§ **SHORT PROBLEM**
Retype the opening lines of the listing below, ending with the line that contains "return [1 - bot_px / H, 1 - top_px / H]", and leave out any pictures.

§ **INPUT MATERIAL**
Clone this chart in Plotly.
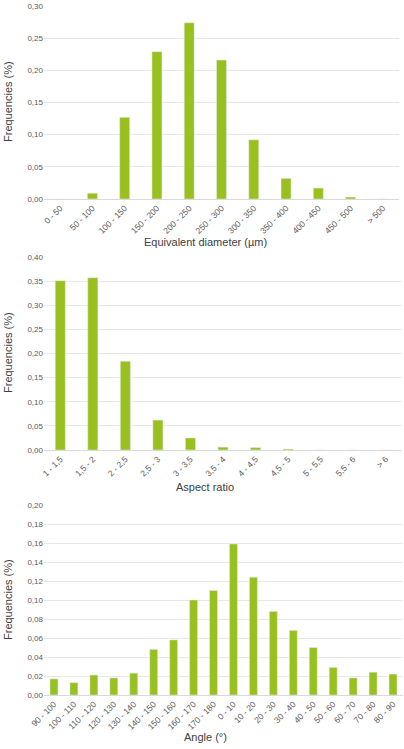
import plotly.graph_objects as go

diam_labels = ["0 - 50", "50 - 100", "100 - 150", "150 - 200", "200 - 250", "250 - 300",
               "300 - 350", "350 - 400", "400 - 450", "450 - 500", "> 500"]
diam_freq = [0, 0.009, 0.127, 0.229, 0.274, 0.216, 0.092, 0.032, 0.017, 0.003, 0]

aspect_labels = ["1 - 1,5", "1,5 - 2", "2 - 2,5", "2,5 - 3", "3 - 3,5", "3,5 - 4",
                 "4 - 4,5", "4,5 - 5", "5 - 5,5", "5,5 - 6", "> 6"]
aspect_freq = [0.351, 0.357, 0.184, 0.062, 0.025, 0.006, 0.005, 0.002, 0, 0, 0]

angle_labels = ["90 - 100", "100 - 110", "110 - 120", "120 - 130", "130 - 140", "140 - 150",
                "150 - 160", "160 - 170", "170 - 180", "0 - 10", "10 - 20", "20 - 30",
                "30 - 40", "40 - 50", "50 - 60", "60 - 70", "70 - 80", "80 - 90"]
angle_freq = [0.017, 0.013, 0.021, 0.018, 0.023, 0.048, 0.058, 0.100, 0.110, 0.159,
              0.124, 0.088, 0.068, 0.050, 0.029, 0.018, 0.024, 0.022]

W, H = 404, 749
L = 44
GREEN = "#98c01f"
YTICK = dict(family="Liberation Sans, Arial", size=8, color="#595959")
XTICK = dict(family="Liberation Sans, Arial", size=8.5, color="#595959")
TITLE = dict(family="Liberation Sans, Arial", size=11, color="#404040")


def ydom(top_px, bot_px):
    return [1 - bot_px / H, 1 - top_px / H]


fig = go.Figure()
fig.add_trace(go.Bar(x=diam_labels, y=diam_freq, width=0.31, marker_color=GREEN,
                     xaxis="x", yaxis="y"))
fig.add_trace(go.Bar(x=aspect_labels, y=aspect_freq, width=0.31, marker_color=GREEN,
                     xaxis="x2", yaxis="y2"))
fig.add_trace(go.Bar(x=angle_labels, y=angle_freq, width=0.4, marker_color=GREEN,
                     xaxis="x3", yaxis="y3"))

xcommon = dict(type="category", tickangle=-45, tickfont=XTICK, showgrid=False,
               showline=True, linecolor="#d9d9d9", ticks="", fixedrange=True,
               automargin=False)
ycommon = dict(tickformat=".2f", tickfont=YTICK, showgrid=True, gridcolor="#e8e8e8",
               zeroline=False, showline=False, ticks="", fixedrange=True,
               automargin=False)

plot_w = W - L
fig.update_layout(
    width=W, height=H,
    margin=dict(l=L, r=0, t=0, b=0),
    paper_bgcolor="white", plot_bgcolor="white",
    separators=",.",
    showlegend=False,
    xaxis=dict(xcommon, domain=[0, 355 / plot_w], anchor="y"),
    yaxis=dict(ycommon, domain=ydom(6, 199), range=[0, 0.30], dtick=0.05, anchor="x"),
    xaxis2=dict(xcommon, domain=[0, 358 / plot_w], anchor="y2"),
    yaxis2=dict(ycommon, domain=ydom(257, 450), range=[0, 0.40], dtick=0.05, anchor="x2"),
    xaxis3=dict(xcommon, domain=[0, 359 / plot_w], anchor="y3"),
    yaxis3=dict(ycommon, domain=ydom(505, 695), range=[0, 0.20], dtick=0.02, anchor="x3"),
)

xt = (205 - L) / plot_w
yx = (8 - L) / plot_w
for text, ypx in [("Equivalent diameter (µm)", 242), ("Aspect ratio", 487), ("Angle (°)", 737)]:
    fig.add_annotation(text=text, xref="paper", yref="paper", x=xt, y=1 - ypx / H,
                       xanchor="center", yanchor="middle", showarrow=False, font=TITLE)
for ypx in [102, 353, 600]:
    fig.add_annotation(text="Frequencies (%)", xref="paper", yref="paper", x=yx, y=1 - ypx / H,
                       xanchor="center", yanchor="middle", textangle=-90, showarrow=False,
                       font=TITLE)

# drop the default body margin so the figure sits at the page corner
fig.write_html("out.html", config={"displayModeBar": False},
               post_script="document.body.style.margin='0';")
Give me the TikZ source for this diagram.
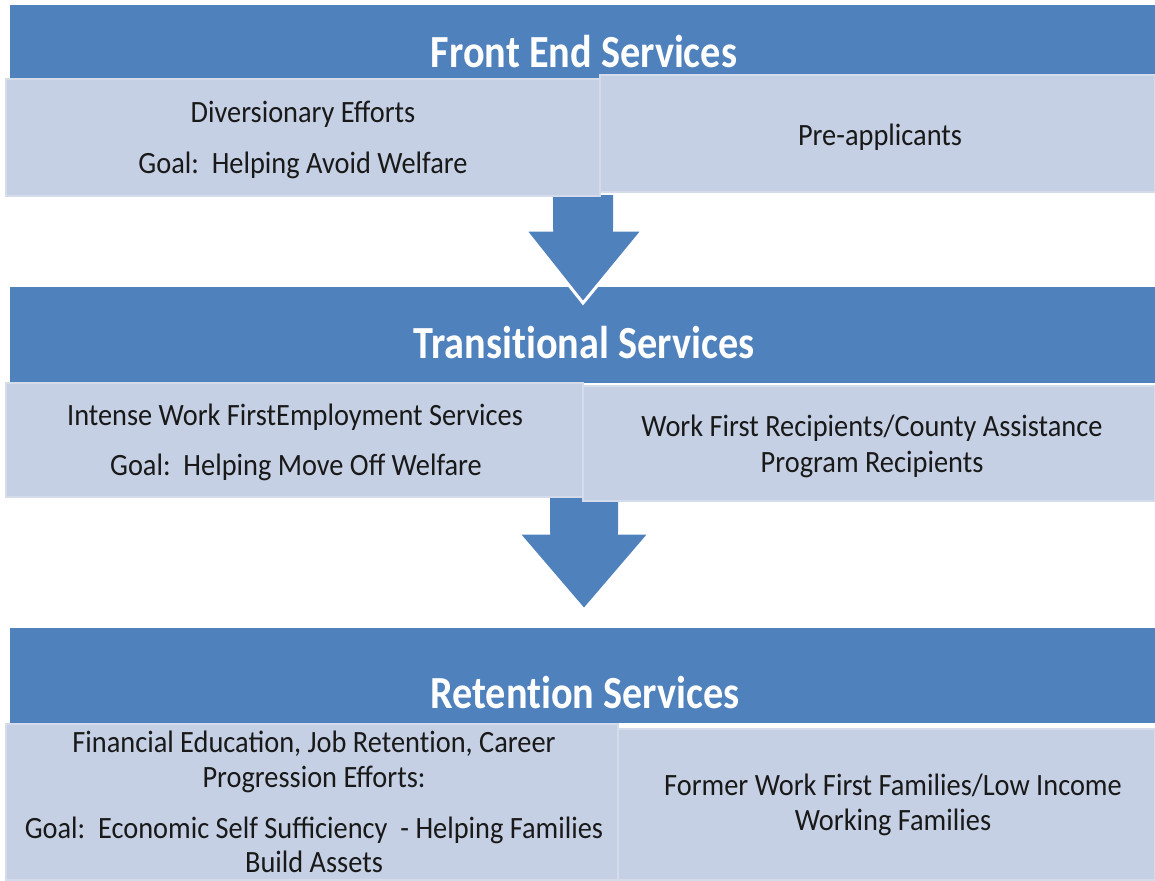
\documentclass[tikz,border=0pt]{standalone}
\usepackage{fontspec}
\setmainfont{Carlito}[FakeStretch=0.915]
\newfontfamily\titlefont{Carlito}[FakeStretch=0.875]
\definecolor{bandblue}{RGB}{79,129,189}
\definecolor{boxfill}{RGB}{197,208,228}
\definecolor{boxedge}{RGB}{212,220,235}
\begin{document}
\begin{tikzpicture}[x=1pt,y=-1pt,
  band/.style={fill=bandblue},
  subbox/.style={fill=boxfill,draw=boxedge,line width=2pt},
  bigarrow/.style={fill=bandblue},
  arrowrim/.style={draw=white,line width=3pt,line join=miter},
  title/.style={text=white,font=\titlefont\fontsize{46}{50}\selectfont\bfseries,anchor=base,inner sep=0pt},
  body/.style={text=black!90,font=\fontsize{31}{36}\selectfont,anchor=base,inner sep=0pt}]
\useasboundingbox[fill=white] (0,0) rectangle (1155,880);
% bands
\path[band] (10,5) rectangle (1155,78);
\path[band] (10,287) rectangle (1155,383);
\path[band] (10,628) rectangle (1155,723);
% arrows
\path[bigarrow] (553,195) -- (613,195) -- (613,230) -- (643,230) -- (583,303) -- (525,230) -- (553,230) -- cycle;
\draw[arrowrim] (613,230) -- (643,230) -- (583,303) -- (525,230) -- (553,230);
\path[bigarrow] (550,498) -- (618,498) -- (618,533) -- (650,533) -- (584,610) -- (518,533) -- (550,533) -- cycle;
\draw[arrowrim] (618,533) -- (650,533) -- (584,610) -- (518,533) -- (550,533);
% boxes
\path[subbox] (6,79) rectangle (600,196);
\path[subbox] (600,75) rectangle (1155,192);
\path[subbox] (6,383) rectangle (583,497);
\path[subbox] (583,386) rectangle (1155,501);
\path[subbox] (6,724) rectangle (618,880);
\path[subbox] (618,729) rectangle (1155,880);
% titles
\node[title] (t1) at (584,68) {Front End Services};
\node[title] (t2) at (584,358) {Transit\kern0pt ional Services};
\node[title] (t3) at (585,708) {Retent\kern0pt ion Services};
% texts
\node[body] (a1) at (303,122) {Diversionary Efforts};
\node[body] (a2) at (303,173) {Goal:\ \ Helping Avoid Welfare};
\node[body] (b1) at (880,145) {Pre-applicants};
\node[body] (c1) at (295,425) {Intense Work FirstEmployment Services};
\node[body] (c2) at (296,475) {Goal:\ \ Helping Move Off Welfare};
\node[body] (d1) at (872,436) {Work First Recipients/County Assistance};
\node[body] (d2) at (872,472) {Program Recipients};
\node[body] (e1) at (314,752) {Financial Education, Job Retent\kern0pt ion, Career};
\node[body] (e2) at (314,787) {Progression Efforts:};
\node[body] (e3) at (314,838) {Goal:\ \ Economic Self Sufficiency\ \ - Helping Families};
\node[body] (e4) at (314,872) {Build Assets};
\node[body] (f1) at (893,795) {Former Work First Families/Low Income};
\node[body] (f2) at (893,830) {Working Families};
\end{tikzpicture}
\end{document}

§ **RESPONSE FOR THIS EXERCISE**
Clone this chart in Plotly.
import plotly.graph_objects as go

diam_labels = ["0 - 50", "50 - 100", "100 - 150", "150 - 200", "200 - 250", "250 - 300",
               "300 - 350", "350 - 400", "400 - 450", "450 - 500", "> 500"]
diam_freq = [0, 0.009, 0.127, 0.229, 0.274, 0.216, 0.092, 0.032, 0.017, 0.003, 0]

aspect_labels = ["1 - 1,5", "1,5 - 2", "2 - 2,5", "2,5 - 3", "3 - 3,5", "3,5 - 4",
                 "4 - 4,5", "4,5 - 5", "5 - 5,5", "5,5 - 6", "> 6"]
aspect_freq = [0.351, 0.357, 0.184, 0.062, 0.025, 0.006, 0.005, 0.002, 0, 0, 0]

angle_labels = ["90 - 100", "100 - 110", "110 - 120", "120 - 130", "130 - 140", "140 - 150",
                "150 - 160", "160 - 170", "170 - 180", "0 - 10", "10 - 20", "20 - 30",
                "30 - 40", "40 - 50", "50 - 60", "60 - 70", "70 - 80", "80 - 90"]
angle_freq = [0.017, 0.013, 0.021, 0.018, 0.023, 0.048, 0.058, 0.100, 0.110, 0.159,
              0.124, 0.088, 0.068, 0.050, 0.029, 0.018, 0.024, 0.022]

W, H = 404, 749
L = 44
GREEN = "#98c01f"
YTICK = dict(family="Liberation Sans, Arial", size=8, color="#595959")
XTICK = dict(family="Liberation Sans, Arial", size=8.5, color="#595959")
TITLE = dict(family="Liberation Sans, Arial", size=11, color="#404040")


def ydom(top_px, bot_px):
    return [1 - bot_px / H, 1 - top_px / H]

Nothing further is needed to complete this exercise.